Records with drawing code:
= = = = = = =
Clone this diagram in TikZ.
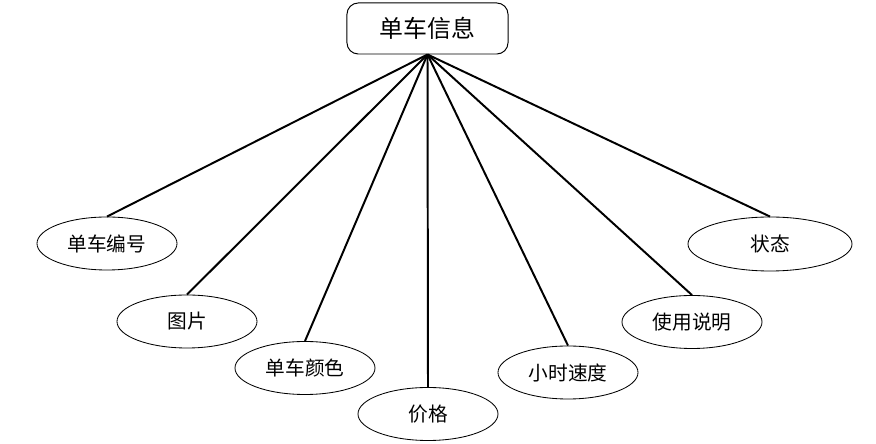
\documentclass[tikz,border=0pt]{standalone}
\usepackage{fontspec}
\setmainfont{Noto Sans CJK SC}
\usepackage{tikz}
\usetikzlibrary{shapes.geometric,positioning}

\begin{document}
\begin{tikzpicture}[
  x=0.025cm,y=-0.025cm,
  entity/.style={draw,rounded corners=8pt,minimum width=4.025cm,minimum height=1.275cm,
                 line width=0.7pt,font=\fontsize{17}{20}\selectfont,inner sep=2pt},
  attr/.style={draw,ellipse,minimum width=3.5cm,minimum height=1.325cm,
               line width=0.6pt,font=\fontsize{14}{16}\selectfont,inner sep=1pt},
  link/.style={line width=1.4pt}
]
\useasboundingbox (0,0) rectangle (876,444);

\node[entity] (bike) at (427.5,28.5) {单车信息};

\node[attr] (num)   at (107,243.5) {单车编号};
\node[attr] (pic)   at (187,321.5) {图片};
\node[attr] (color) at (305,368)   {单车颜色};
\node[attr] (price) at (428,414)   {价格};
\node[attr] (speed) at (568,372.5) {小时速度};
\node[attr] (usage) at (692,322)   {使用说明};
\node[attr,minimum width=4.1cm,minimum height=1.35cm] (state) at (770,244) {状态};

\foreach \a in {num,pic,color,price,speed,usage,state}
  \draw[link] (bike.south) -- (\a.north);
\end{tikzpicture}
\end{document}
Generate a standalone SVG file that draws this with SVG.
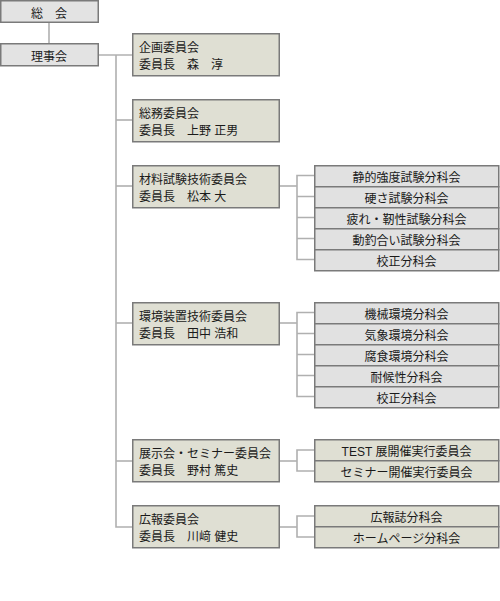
= = = = = = =
Directive: Tell how many lines in the material above include the word "this", giving the number only.

Response to the task: 2